>> begin
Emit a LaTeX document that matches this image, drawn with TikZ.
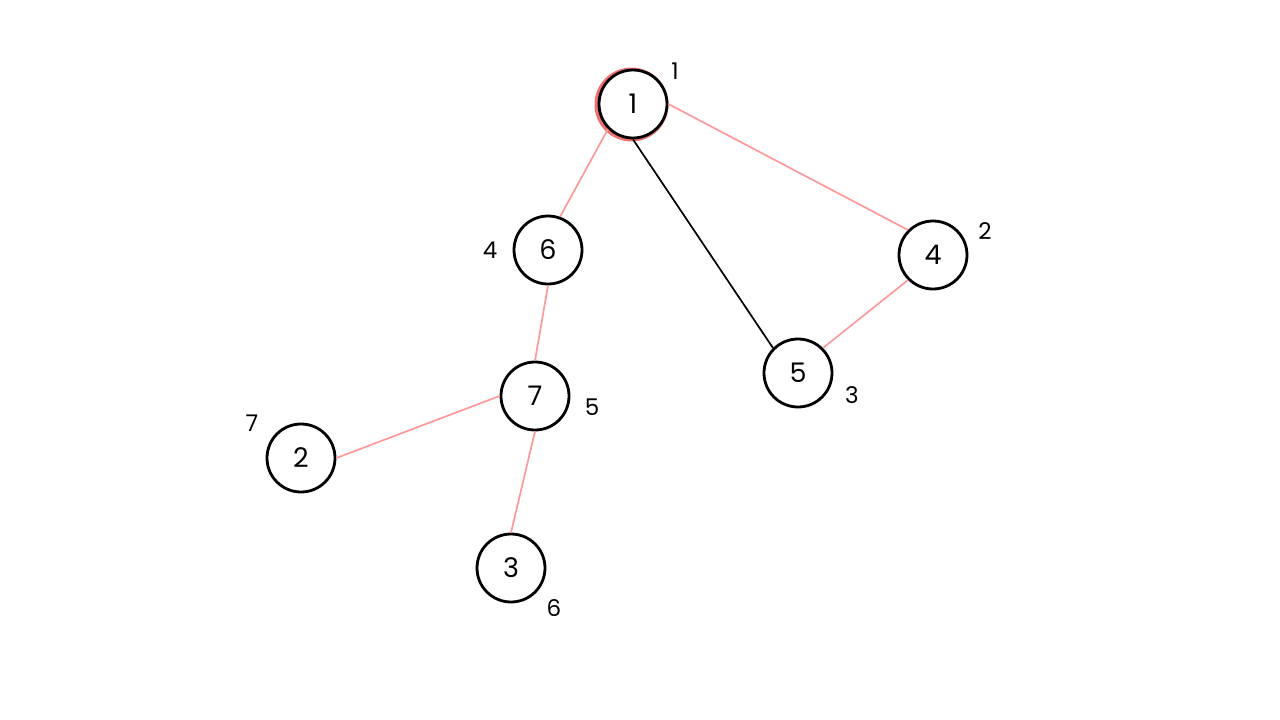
\documentclass[tikz,border=0pt]{standalone}
\usepackage{fontspec}
\setmainfont{Poppins}
\definecolor{edgepink}{HTML}{FF9999}
\definecolor{ringred}{HTML}{F07070}
\begin{document}
\begin{tikzpicture}[x=1pt,y=-1pt,
  vert/.style={circle,draw=black,line width=2.8pt,fill=white,minimum size=68pt,inner sep=0pt,font=\fontsize{27}{27}\selectfont},
  lab/.style={font=\fontsize{23}{23}\selectfont,inner sep=0pt},
  tree/.style={draw=edgepink,line width=1.7pt},
  other/.style={draw=black,line width=1.7pt}]
\useasboundingbox (0,0) rectangle (1280,720);
\fill[ringred] (631.5,104.5) circle (37);
\node[vert] (n1) at (633,104) {1};
\node[vert] (n6) at (548,250) {6};
\node[vert] (n4) at (933,255) {4};
\node[vert] (n5) at (798,373) {5};
\node[vert] (n7) at (535,396) {7};
\node[vert] (n2) at (301,458) {2};
\node[vert] (n3) at (511,568) {3};
\node[lab] (l1) at (675,71) {1};
\node[lab] (l6) at (490,250) {4};
\node[lab] (l4) at (985,231) {2};
\node[lab] (l5) at (852,395) {3};
\node[lab] (l7) at (592,407) {5};
\node[lab] (l2) at (252,423) {7};
\node[lab] (l3) at (554,608) {6};
\path[tree] (n1.south west) -- (n6.70);
\path[other] (n1.south) -- (n5.north west);
\path[tree] (n1.east) -- (n4.north west);
\path[tree] (n4.south west) -- (n5.north east);
\path[tree] (n6.south) -- (n7.north);
\path[tree] (n7.west) -- (n2.east);
\path[tree] (n7.south) -- (n3.north);
\end{tikzpicture}
\end{document}
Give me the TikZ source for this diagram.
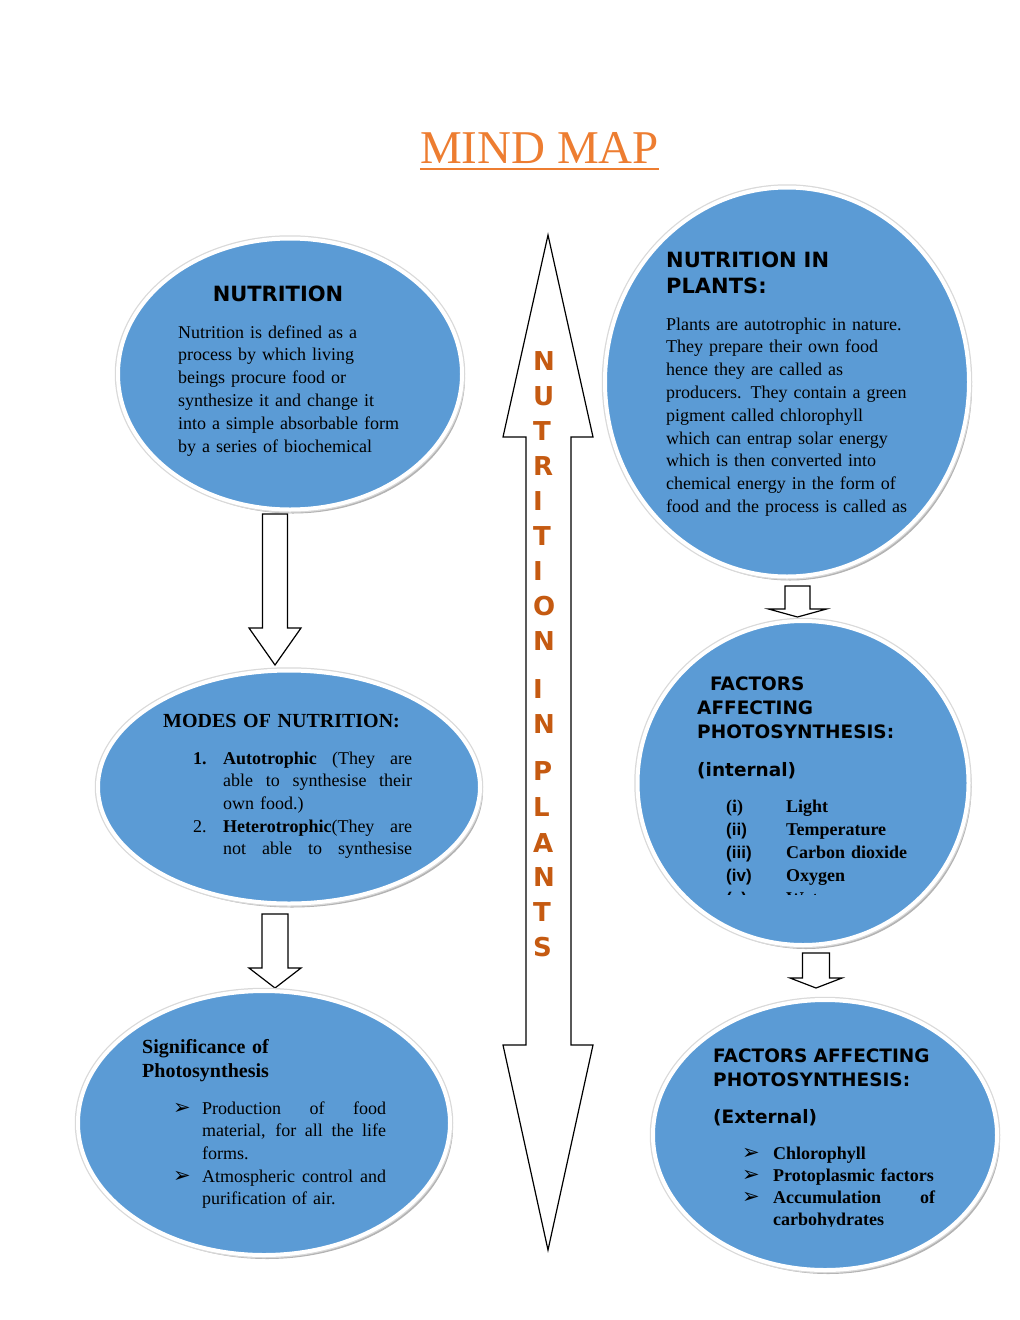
\documentclass[tikz,border=0pt]{standalone}
\usepackage{fontspec}
\setmainfont{Liberation Serif}
\newfontfamily\headfont{DejaVu Sans}
\newfontfamily\symfont{DejaVu Sans}
\newfontfamily\labelfont{Liberation Sans}
\usetikzlibrary{shapes.geometric, shadows, positioning}
\definecolor{bubbleblue}{HTML}{5B9BD5}
\definecolor{titleorange}{HTML}{ED7D31}
\definecolor{letterbrown}{HTML}{C55A11}

% block arrow pointing down: centre x, shaft half, head half, top, head base, tip
\newcommand{\blockarrow}[6]{%
  \draw[blockline] (#1-#2,#4) -- (#1+#2,#4) -- (#1+#2,#5) -- (#1+#3,#5) -- (#1,#6)
    -- (#1-#3,#5) -- (#1-#2,#5) -- cycle;}
% one justified line of a given width
\newcommand{\justline}[2]{\makebox[#1][s]{\spaceskip=0pt\xspaceskip=0pt\relax #2}}

\begin{document}
\begin{tikzpicture}[x=1pt, y=-1pt,
  blockline/.style = {draw=black, fill=white, line width=1.2pt, line join=miter},
  bubble/.style = {ellipse, inner sep=0pt,
    drop shadow={shadow xshift=3pt, shadow yshift=-4pt, fill=gray, opacity=.6},
    preaction={draw=gray!30, line width=6.5pt},
    fill=bubbleblue, draw=white, line width=4pt},
  bodytext/.style = {anchor=base west, inner sep=0pt, align=left, text width=260pt,
    font=\fontsize{18}{22.8}\selectfont},
  headtext/.style = {anchor=base west, inner sep=0pt, align=left, text width=260pt,
    font=\headfont\bfseries\fontsize{18.5}{24}\selectfont},
  boldtext/.style = {bodytext, font=\bfseries\fontsize{18}{22.8}\selectfont},
  bullet/.style = {anchor=base west, inner sep=0pt, font=\symfont\fontsize{21}{22}\selectfont},
  vletter/.style = {anchor=base west, inner sep=0pt, text=letterbrown,
    font=\headfont\bfseries\fontsize{26}{28}\selectfont}]
\useasboundingbox (0,0) rectangle (1020,1320);

% title
\node[anchor=base, inner sep=0pt, text=titleorange, font=\fontsize{47}{50}\selectfont]
  (title) at (539.5,163) {MIND MAP};
\draw[titleorange, line width=2pt] ([yshift=-6pt]title.base west) -- ([yshift=-6pt]title.base east);

% arrows
\blockarrow{275}{12.5}{26}{514}{628}{665}
\blockarrow{275}{13}{26}{914}{968}{988}
\blockarrow{797.5}{12.5}{29}{586}{609}{617}
\blockarrow{816}{13.5}{26}{953}{978}{988}
\draw[blockline] (548,235) -- (593,437) -- (571,437) -- (571,1045) -- (593,1045) -- (548,1250)
  -- (503,1045) -- (526,1045) -- (526,437) -- (503,437) -- cycle;

% vertical title
\foreach \ch/\yy [count=\i] in {N/370, U/405, T/440, R/475, I/510, T/545, I/580, O/615, N/650,
    I/698, N/733, P/780, L/816, A/852, N/886, T/921, S/956}
  \node[vletter] (v\i) at (533,\yy) {\ch};

% bubbles
\node[bubble, minimum width=344pt, minimum height=271pt] (nutrition) at (290,374) {};
\node[bubble, minimum width=364pt, minimum height=389pt] (plants) at (787,382) {};
\node[bubble, minimum width=382pt, minimum height=233pt] (modes) at (289,787) {};
\node[bubble, minimum width=331pt, minimum height=324pt] (internal) at (803,783) {};
\node[bubble, minimum width=372pt, minimum height=264pt] (significance) at (264,1123) {};
\node[bubble, minimum width=344pt, minimum height=270pt] (external) at (825,1135) {};

% nutrition
\node[anchor=base, inner sep=0pt, font=\headfont\bfseries\fontsize{21}{24}\selectfont]
  (nutrition-head) at (278,301) {NUTRITION};
\node[bodytext] (nutrition-text) at (178,338) {Nutrition is defined as a\\
  process by which living\\ beings procure food or\\ synthesize it and change it\\
  into a simple absorbable form\\ by a series of biochemical};

% nutrition in plants
\node[headtext, font=\headfont\bfseries\fontsize{21}{26}\selectfont] (plants-head) at (666,267)
  {NUTRITION IN\\ PLANTS:};
\begin{scope}
  \clip (600,300) rectangle (980,515);
  \node[bodytext] (plants-text) at (666,330) {Plants are autotrophic in nature.\\
    They prepare their own food\\ hence they are called as\\
    producers. They contain a green\\ pigment called chlorophyll\\
    which can entrap solar energy\\ which is then converted into\\
    chemical energy in the form of\\ food and the process is called as};
\end{scope}

% modes of nutrition
\node[boldtext, font=\bfseries\fontsize{20}{24}\selectfont] (modes-head) at (163,727) {MODES OF NUTRITION:};
\node[boldtext] (modes-n1) at (193,764) {1.};
\node[bodytext] (modes-t1) at (223,764) {\justline{189pt}{\textbf{Autotrophic} (They are}\\
  \justline{189pt}{able to synthesise their}\\ own food.)};
\node[bodytext] (modes-n2) at (193,832) {2.};
\node[bodytext] (modes-t2) at (223,832) {\justline{189pt}{\textbf{Heterotrophic}(They are}\\
  \justline{189pt}{not able to synthesise}};

% internal factors
\node[headtext] (internal-head) at (697,690) {\hspace*{13pt}FACTORS\\ AFFECTING\\ PHOTOSYNTHESIS:};
\node[headtext] (internal-sub) at (697,776) {(internal)};
\node[boldtext] (internal-i) at (726,812) {(i)};
\node[boldtext, font=\labelfont\bfseries\fontsize{17}{23}\selectfont] (internal-ii) at (726,835) {(ii)\\ (iii)\\ (iv)};
\node[boldtext, font=\bfseries\fontsize{18}{23}\selectfont] (internal-list) at (786,812)
  {Light\\ Temperature\\ Carbon dioxide\\ Oxygen};
\begin{scope}
  \clip (700,880) rectangle (950,894);
  \node[boldtext, font=\labelfont\bfseries\fontsize{17}{23}\selectfont] (internal-v) at (726,904) {(v)};
  \node[boldtext] (internal-water) at (786,904) {Water};
\end{scope}

% significance
\node[boldtext, font=\bfseries\fontsize{20}{24}\selectfont] (significance-head) at (142,1053)
  {Significance of\\ Photosynthesis};
\node[bullet] (significance-b1) at (173,1114) {➢};
\node[bodytext] (significance-t1) at (202,1114) {\justline{184pt}{Production of food}\\
  \justline{184pt}{material, for all the life}\\ forms.};
\node[bullet] (significance-b2) at (173,1182) {➢};
\node[bodytext] (significance-t2) at (202,1182) {\justline{184pt}{Atmospheric control and}\\
  purification of air.};

% external factors
\node[headtext] (external-head) at (713,1062) {FACTORS AFFECTING\\ PHOTOSYNTHESIS:};
\node[headtext] (external-sub) at (713,1123) {(External)};
\node[bullet] (external-b1) at (742,1159) {➢};
\node[bullet] (external-b2) at (742,1181) {➢};
\node[bullet] (external-b3) at (742,1203) {➢};
\begin{scope}
  \clip (760,1130) rectangle (960,1226);
  \node[boldtext, font=\bfseries\fontsize{18}{22}\selectfont] (external-list) at (773,1159)
    {Chlorophyll\\ Protoplasmic factors\\ \justline{162pt}{Accumulation of}\\ carbohydrates};
\end{scope}
\end{tikzpicture}
\end{document}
>> end
What you will do:
Give again the lines from "Give me the TikZ source for this diagram." to "-- ([yshift=-6pt]title.base east);" exactly, both of those lines included, and do not include any pictures.

Exercise response:
Give me the TikZ source for this diagram.
\documentclass[tikz,border=0pt]{standalone}
\usepackage{fontspec}
\setmainfont{Liberation Serif}
\newfontfamily\headfont{DejaVu Sans}
\newfontfamily\symfont{DejaVu Sans}
\newfontfamily\labelfont{Liberation Sans}
\usetikzlibrary{shapes.geometric, shadows, positioning}
\definecolor{bubbleblue}{HTML}{5B9BD5}
\definecolor{titleorange}{HTML}{ED7D31}
\definecolor{letterbrown}{HTML}{C55A11}

% block arrow pointing down: centre x, shaft half, head half, top, head base, tip
\newcommand{\blockarrow}[6]{%
  \draw[blockline] (#1-#2,#4) -- (#1+#2,#4) -- (#1+#2,#5) -- (#1+#3,#5) -- (#1,#6)
    -- (#1-#3,#5) -- (#1-#2,#5) -- cycle;}
% one justified line of a given width
\newcommand{\justline}[2]{\makebox[#1][s]{\spaceskip=0pt\xspaceskip=0pt\relax #2}}

\begin{document}
\begin{tikzpicture}[x=1pt, y=-1pt,
  blockline/.style = {draw=black, fill=white, line width=1.2pt, line join=miter},
  bubble/.style = {ellipse, inner sep=0pt,
    drop shadow={shadow xshift=3pt, shadow yshift=-4pt, fill=gray, opacity=.6},
    preaction={draw=gray!30, line width=6.5pt},
    fill=bubbleblue, draw=white, line width=4pt},
  bodytext/.style = {anchor=base west, inner sep=0pt, align=left, text width=260pt,
    font=\fontsize{18}{22.8}\selectfont},
  headtext/.style = {anchor=base west, inner sep=0pt, align=left, text width=260pt,
    font=\headfont\bfseries\fontsize{18.5}{24}\selectfont},
  boldtext/.style = {bodytext, font=\bfseries\fontsize{18}{22.8}\selectfont},
  bullet/.style = {anchor=base west, inner sep=0pt, font=\symfont\fontsize{21}{22}\selectfont},
  vletter/.style = {anchor=base west, inner sep=0pt, text=letterbrown,
    font=\headfont\bfseries\fontsize{26}{28}\selectfont}]
\useasboundingbox (0,0) rectangle (1020,1320);

% title
\node[anchor=base, inner sep=0pt, text=titleorange, font=\fontsize{47}{50}\selectfont]
  (title) at (539.5,163) {MIND MAP};
\draw[titleorange, line width=2pt] ([yshift=-6pt]title.base west) -- ([yshift=-6pt]title.base east);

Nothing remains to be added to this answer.